**WHAT THE TASK REQUIRES**
Transcribe the full listing below exactly.

---- SUPPLIED DATA

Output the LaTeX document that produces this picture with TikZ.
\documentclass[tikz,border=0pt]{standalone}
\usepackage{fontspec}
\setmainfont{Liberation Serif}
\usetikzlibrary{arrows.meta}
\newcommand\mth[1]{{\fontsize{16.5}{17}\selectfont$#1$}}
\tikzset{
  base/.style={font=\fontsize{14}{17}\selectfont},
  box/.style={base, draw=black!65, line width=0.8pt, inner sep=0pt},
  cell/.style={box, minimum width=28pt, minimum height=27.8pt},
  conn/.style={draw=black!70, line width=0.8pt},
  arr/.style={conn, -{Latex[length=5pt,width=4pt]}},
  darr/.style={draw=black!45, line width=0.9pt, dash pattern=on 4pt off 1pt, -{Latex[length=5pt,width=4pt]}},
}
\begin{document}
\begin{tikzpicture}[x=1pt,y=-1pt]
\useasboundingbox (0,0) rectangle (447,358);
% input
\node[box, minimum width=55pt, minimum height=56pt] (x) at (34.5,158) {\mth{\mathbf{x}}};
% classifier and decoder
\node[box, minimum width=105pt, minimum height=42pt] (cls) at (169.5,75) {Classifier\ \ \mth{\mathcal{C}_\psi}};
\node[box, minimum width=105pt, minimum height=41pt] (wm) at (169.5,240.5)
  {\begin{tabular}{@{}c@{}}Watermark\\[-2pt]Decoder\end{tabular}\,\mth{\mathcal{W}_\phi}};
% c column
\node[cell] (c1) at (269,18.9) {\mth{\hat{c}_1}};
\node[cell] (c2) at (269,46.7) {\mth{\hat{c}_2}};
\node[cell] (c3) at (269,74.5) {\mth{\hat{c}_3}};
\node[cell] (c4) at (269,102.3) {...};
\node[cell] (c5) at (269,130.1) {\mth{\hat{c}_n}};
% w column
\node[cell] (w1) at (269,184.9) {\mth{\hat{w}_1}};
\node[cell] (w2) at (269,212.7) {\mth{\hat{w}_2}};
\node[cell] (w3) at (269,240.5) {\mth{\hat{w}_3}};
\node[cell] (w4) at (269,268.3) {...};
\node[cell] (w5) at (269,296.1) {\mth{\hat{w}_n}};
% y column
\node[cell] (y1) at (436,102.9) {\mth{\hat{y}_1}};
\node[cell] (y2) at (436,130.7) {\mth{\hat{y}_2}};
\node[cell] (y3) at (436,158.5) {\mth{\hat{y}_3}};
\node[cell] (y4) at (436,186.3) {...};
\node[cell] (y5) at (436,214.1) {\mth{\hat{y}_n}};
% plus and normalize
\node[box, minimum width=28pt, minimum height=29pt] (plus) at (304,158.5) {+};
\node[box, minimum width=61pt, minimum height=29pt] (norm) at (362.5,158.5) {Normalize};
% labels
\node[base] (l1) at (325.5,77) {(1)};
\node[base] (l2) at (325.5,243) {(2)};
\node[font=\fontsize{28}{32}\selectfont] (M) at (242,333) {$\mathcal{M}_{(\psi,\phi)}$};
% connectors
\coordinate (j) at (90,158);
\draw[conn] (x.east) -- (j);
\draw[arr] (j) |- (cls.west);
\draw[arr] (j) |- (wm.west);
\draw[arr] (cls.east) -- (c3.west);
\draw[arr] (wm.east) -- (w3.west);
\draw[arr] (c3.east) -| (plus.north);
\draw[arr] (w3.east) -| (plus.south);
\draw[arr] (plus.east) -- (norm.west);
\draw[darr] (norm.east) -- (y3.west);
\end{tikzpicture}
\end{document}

--------

**RESULT FOR THIS TASK**
Output the LaTeX document that produces this picture with TikZ.
\documentclass[tikz,border=0pt]{standalone}
\usepackage{fontspec}
\setmainfont{Liberation Serif}
\usetikzlibrary{arrows.meta}
\newcommand\mth[1]{{\fontsize{16.5}{17}\selectfont$#1$}}
\tikzset{
  base/.style={font=\fontsize{14}{17}\selectfont},
  box/.style={base, draw=black!65, line width=0.8pt, inner sep=0pt},
  cell/.style={box, minimum width=28pt, minimum height=27.8pt},
  conn/.style={draw=black!70, line width=0.8pt},
  arr/.style={conn, -{Latex[length=5pt,width=4pt]}},
  darr/.style={draw=black!45, line width=0.9pt, dash pattern=on 4pt off 1pt, -{Latex[length=5pt,width=4pt]}},
}
\begin{document}
\begin{tikzpicture}[x=1pt,y=-1pt]
\useasboundingbox (0,0) rectangle (447,358);
% input
\node[box, minimum width=55pt, minimum height=56pt] (x) at (34.5,158) {\mth{\mathbf{x}}};
% classifier and decoder
\node[box, minimum width=105pt, minimum height=42pt] (cls) at (169.5,75) {Classifier\ \ \mth{\mathcal{C}_\psi}};
\node[box, minimum width=105pt, minimum height=41pt] (wm) at (169.5,240.5)
  {\begin{tabular}{@{}c@{}}Watermark\\[-2pt]Decoder\end{tabular}\,\mth{\mathcal{W}_\phi}};
% c column
\node[cell] (c1) at (269,18.9) {\mth{\hat{c}_1}};
\node[cell] (c2) at (269,46.7) {\mth{\hat{c}_2}};
\node[cell] (c3) at (269,74.5) {\mth{\hat{c}_3}};
\node[cell] (c4) at (269,102.3) {...};
\node[cell] (c5) at (269,130.1) {\mth{\hat{c}_n}};
% w column
\node[cell] (w1) at (269,184.9) {\mth{\hat{w}_1}};
\node[cell] (w2) at (269,212.7) {\mth{\hat{w}_2}};
\node[cell] (w3) at (269,240.5) {\mth{\hat{w}_3}};
\node[cell] (w4) at (269,268.3) {...};
\node[cell] (w5) at (269,296.1) {\mth{\hat{w}_n}};
% y column
\node[cell] (y1) at (436,102.9) {\mth{\hat{y}_1}};
\node[cell] (y2) at (436,130.7) {\mth{\hat{y}_2}};
\node[cell] (y3) at (436,158.5) {\mth{\hat{y}_3}};
\node[cell] (y4) at (436,186.3) {...};
\node[cell] (y5) at (436,214.1) {\mth{\hat{y}_n}};
% plus and normalize
\node[box, minimum width=28pt, minimum height=29pt] (plus) at (304,158.5) {+};
\node[box, minimum width=61pt, minimum height=29pt] (norm) at (362.5,158.5) {Normalize};
% labels
\node[base] (l1) at (325.5,77) {(1)};
\node[base] (l2) at (325.5,243) {(2)};
\node[font=\fontsize{28}{32}\selectfont] (M) at (242,333) {$\mathcal{M}_{(\psi,\phi)}$};
% connectors
\coordinate (j) at (90,158);
\draw[conn] (x.east) -- (j);
\draw[arr] (j) |- (cls.west);
\draw[arr] (j) |- (wm.west);
\draw[arr] (cls.east) -- (c3.west);
\draw[arr] (wm.east) -- (w3.west);
\draw[arr] (c3.east) -| (plus.north);
\draw[arr] (w3.east) -| (plus.south);
\draw[arr] (plus.east) -- (norm.west);
\draw[darr] (norm.east) -- (y3.west);
\end{tikzpicture}
\end{document}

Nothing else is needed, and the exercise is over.